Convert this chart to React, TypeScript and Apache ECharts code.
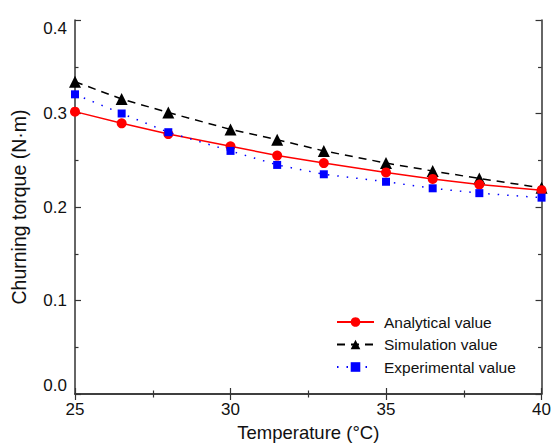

--

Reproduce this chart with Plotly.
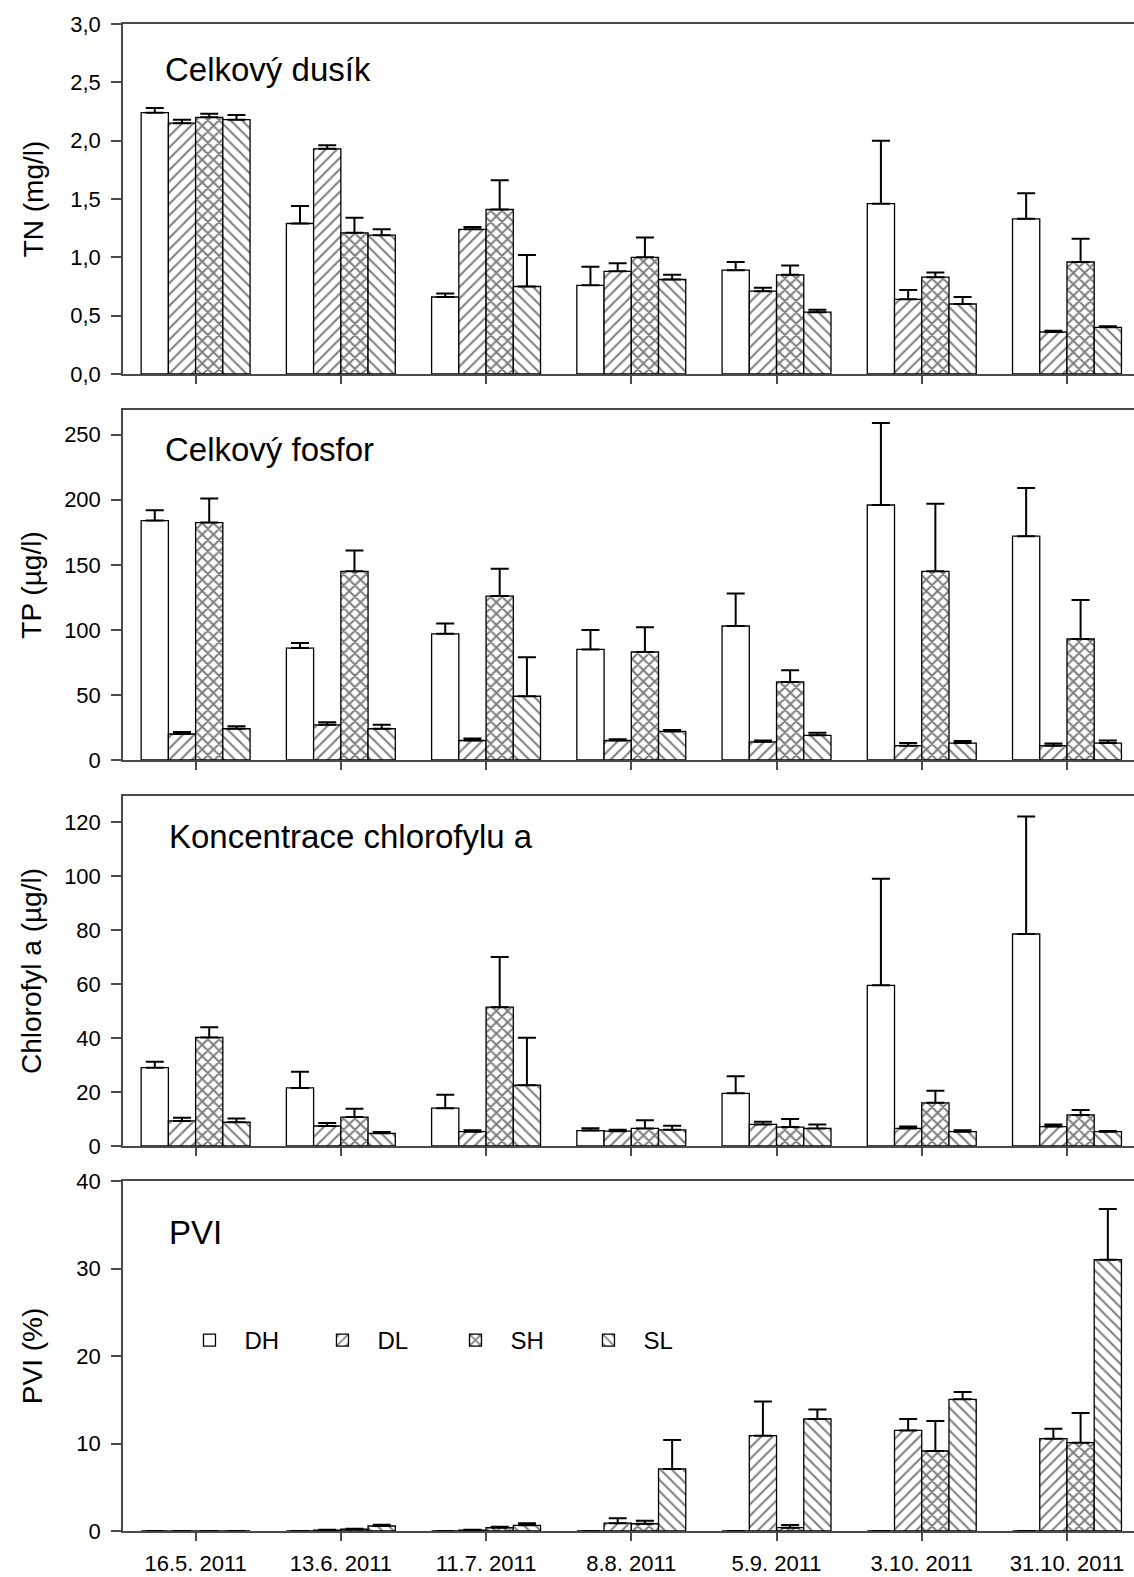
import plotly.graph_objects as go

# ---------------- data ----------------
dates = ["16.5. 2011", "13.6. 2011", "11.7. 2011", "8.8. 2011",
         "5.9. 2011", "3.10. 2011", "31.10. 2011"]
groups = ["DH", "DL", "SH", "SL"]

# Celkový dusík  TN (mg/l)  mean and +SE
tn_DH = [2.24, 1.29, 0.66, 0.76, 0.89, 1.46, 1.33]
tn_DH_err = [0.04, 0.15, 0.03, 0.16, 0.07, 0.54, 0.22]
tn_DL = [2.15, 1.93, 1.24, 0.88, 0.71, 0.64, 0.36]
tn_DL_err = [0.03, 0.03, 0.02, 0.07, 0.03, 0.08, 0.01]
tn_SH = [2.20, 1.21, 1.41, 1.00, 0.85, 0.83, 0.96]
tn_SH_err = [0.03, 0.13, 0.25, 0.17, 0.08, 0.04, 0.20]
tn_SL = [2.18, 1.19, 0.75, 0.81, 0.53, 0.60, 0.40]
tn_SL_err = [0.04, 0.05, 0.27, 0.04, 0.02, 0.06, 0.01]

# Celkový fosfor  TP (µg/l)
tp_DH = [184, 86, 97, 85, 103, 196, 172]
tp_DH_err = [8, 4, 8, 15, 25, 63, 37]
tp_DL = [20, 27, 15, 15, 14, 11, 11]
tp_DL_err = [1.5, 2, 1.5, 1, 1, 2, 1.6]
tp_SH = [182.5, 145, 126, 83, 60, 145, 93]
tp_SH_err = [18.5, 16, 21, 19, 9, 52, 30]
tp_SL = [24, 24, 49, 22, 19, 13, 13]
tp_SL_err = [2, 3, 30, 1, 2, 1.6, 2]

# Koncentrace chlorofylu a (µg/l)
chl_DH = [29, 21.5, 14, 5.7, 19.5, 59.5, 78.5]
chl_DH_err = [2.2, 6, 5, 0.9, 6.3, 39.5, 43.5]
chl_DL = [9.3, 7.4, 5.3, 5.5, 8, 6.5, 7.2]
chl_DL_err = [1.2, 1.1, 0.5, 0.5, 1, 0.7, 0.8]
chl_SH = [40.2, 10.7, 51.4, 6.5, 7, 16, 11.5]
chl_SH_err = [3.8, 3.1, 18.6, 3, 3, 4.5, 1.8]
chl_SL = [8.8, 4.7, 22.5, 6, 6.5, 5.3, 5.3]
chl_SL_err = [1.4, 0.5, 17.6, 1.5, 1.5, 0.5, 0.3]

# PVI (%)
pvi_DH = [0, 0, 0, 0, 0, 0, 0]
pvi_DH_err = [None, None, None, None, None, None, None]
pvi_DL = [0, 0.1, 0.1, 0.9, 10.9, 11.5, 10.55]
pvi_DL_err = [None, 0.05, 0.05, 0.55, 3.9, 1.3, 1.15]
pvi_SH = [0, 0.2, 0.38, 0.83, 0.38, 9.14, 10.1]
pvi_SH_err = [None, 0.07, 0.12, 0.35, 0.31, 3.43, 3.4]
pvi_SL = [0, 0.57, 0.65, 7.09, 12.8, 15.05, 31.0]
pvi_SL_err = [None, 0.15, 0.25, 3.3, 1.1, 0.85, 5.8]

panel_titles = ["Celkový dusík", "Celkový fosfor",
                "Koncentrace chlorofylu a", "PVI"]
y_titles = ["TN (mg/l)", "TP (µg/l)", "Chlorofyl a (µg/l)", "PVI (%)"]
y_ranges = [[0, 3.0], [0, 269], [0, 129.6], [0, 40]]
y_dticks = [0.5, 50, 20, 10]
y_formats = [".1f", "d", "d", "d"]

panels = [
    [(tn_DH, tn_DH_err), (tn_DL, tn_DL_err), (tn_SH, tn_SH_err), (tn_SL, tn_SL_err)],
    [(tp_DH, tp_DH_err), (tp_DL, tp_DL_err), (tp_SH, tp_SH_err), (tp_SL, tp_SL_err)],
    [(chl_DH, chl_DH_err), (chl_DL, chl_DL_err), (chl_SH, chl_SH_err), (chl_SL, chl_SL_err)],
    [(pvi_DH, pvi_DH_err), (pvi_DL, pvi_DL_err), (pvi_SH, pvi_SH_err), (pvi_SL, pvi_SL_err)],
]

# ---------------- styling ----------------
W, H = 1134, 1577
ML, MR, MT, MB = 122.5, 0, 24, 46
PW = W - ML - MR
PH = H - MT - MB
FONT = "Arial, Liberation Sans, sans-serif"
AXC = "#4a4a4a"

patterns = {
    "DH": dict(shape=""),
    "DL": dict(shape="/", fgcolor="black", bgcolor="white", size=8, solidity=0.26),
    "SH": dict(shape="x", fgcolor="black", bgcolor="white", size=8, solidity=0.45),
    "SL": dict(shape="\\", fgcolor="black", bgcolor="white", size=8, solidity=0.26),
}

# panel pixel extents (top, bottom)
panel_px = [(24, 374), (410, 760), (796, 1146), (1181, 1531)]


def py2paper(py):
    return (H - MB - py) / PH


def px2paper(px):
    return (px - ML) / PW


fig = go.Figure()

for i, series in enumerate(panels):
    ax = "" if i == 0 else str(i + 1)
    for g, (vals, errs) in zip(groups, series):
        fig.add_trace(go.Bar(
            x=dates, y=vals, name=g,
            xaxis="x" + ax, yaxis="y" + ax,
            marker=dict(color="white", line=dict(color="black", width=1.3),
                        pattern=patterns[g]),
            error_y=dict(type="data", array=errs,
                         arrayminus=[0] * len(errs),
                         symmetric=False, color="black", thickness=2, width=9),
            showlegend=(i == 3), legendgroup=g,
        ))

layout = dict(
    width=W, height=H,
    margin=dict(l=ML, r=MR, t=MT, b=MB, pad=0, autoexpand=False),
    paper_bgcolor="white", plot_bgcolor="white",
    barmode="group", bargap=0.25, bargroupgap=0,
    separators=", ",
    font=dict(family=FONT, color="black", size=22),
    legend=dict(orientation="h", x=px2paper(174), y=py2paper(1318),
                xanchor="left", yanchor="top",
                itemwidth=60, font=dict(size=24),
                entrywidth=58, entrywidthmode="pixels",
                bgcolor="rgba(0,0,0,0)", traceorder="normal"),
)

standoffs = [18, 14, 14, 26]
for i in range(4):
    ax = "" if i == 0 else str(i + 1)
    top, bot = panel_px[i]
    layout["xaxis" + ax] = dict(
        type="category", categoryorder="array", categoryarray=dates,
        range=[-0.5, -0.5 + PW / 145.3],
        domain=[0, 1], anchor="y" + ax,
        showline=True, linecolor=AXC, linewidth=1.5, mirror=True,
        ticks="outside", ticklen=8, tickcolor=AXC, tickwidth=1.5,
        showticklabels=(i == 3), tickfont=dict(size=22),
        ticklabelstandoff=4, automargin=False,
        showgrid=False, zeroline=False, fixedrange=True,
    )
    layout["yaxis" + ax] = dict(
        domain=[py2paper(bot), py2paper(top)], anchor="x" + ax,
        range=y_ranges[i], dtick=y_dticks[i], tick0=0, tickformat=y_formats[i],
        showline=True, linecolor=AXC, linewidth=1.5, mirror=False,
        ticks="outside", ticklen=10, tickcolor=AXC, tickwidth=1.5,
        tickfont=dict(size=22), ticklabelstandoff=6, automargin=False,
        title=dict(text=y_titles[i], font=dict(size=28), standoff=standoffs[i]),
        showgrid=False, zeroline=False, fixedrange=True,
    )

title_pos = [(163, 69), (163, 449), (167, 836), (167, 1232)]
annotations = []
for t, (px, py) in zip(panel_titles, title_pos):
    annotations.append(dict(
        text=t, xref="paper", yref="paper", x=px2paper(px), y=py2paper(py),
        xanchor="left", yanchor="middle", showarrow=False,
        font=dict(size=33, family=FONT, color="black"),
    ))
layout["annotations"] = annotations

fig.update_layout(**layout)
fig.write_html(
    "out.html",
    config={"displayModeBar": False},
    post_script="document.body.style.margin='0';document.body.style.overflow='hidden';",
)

...

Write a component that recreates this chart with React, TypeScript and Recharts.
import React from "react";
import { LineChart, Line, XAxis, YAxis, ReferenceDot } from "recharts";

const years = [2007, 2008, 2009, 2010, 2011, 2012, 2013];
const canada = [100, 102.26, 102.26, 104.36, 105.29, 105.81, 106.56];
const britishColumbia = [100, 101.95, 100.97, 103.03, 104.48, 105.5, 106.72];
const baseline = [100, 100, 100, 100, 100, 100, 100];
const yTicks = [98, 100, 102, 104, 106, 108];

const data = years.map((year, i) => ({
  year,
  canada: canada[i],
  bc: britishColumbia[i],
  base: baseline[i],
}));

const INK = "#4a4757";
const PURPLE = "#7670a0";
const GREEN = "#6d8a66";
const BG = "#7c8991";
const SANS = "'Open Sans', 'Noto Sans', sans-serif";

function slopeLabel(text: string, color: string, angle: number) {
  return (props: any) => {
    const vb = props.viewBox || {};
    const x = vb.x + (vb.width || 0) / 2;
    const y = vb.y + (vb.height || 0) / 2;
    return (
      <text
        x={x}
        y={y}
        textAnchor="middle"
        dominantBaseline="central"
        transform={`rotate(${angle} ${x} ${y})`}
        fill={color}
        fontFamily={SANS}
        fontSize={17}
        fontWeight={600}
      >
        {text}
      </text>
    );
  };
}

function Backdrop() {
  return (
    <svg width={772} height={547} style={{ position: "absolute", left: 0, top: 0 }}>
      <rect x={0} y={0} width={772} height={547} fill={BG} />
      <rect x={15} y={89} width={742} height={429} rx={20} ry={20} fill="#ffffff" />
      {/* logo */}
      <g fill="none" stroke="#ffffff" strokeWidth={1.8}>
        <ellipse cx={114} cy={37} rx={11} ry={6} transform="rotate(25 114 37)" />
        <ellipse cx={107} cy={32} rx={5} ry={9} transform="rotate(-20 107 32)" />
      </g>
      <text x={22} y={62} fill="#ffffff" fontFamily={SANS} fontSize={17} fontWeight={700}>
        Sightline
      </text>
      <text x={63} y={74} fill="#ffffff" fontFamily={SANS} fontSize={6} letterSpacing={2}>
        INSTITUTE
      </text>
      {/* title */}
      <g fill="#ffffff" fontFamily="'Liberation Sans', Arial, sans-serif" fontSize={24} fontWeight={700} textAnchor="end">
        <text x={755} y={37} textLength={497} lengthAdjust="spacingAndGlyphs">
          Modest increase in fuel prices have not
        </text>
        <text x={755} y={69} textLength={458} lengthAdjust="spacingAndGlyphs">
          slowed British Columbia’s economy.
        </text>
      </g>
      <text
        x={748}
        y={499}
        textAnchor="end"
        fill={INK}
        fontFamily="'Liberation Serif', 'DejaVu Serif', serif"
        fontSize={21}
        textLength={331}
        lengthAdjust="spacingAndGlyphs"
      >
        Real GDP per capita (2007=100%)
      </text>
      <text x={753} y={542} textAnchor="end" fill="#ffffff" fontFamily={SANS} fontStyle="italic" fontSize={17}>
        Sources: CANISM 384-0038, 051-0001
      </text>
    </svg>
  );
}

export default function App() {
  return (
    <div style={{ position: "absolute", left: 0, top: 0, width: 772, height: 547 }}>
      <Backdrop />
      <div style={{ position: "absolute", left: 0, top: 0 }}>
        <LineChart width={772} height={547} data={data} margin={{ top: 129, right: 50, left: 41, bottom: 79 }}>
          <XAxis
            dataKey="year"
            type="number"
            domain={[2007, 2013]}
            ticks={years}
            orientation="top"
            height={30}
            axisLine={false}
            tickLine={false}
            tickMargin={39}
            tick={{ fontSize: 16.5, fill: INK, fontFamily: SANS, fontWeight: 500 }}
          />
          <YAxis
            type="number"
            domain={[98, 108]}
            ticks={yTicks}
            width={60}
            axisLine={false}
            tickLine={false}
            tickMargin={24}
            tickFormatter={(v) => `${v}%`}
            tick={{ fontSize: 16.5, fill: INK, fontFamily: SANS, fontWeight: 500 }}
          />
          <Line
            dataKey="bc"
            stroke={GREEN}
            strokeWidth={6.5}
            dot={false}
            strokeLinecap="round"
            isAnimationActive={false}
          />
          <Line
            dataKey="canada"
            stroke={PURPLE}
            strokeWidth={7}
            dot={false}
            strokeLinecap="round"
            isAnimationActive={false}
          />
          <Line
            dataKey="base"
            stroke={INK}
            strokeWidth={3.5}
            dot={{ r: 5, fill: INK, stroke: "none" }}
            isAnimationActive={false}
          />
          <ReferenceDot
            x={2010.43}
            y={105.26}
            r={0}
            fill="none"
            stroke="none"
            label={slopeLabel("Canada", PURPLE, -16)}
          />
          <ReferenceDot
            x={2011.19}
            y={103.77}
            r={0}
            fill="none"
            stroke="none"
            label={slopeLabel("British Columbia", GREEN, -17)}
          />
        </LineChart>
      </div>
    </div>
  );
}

» Set problem
Count the lines in which the string "with" appears, then report only that figure.

» Expected answer
2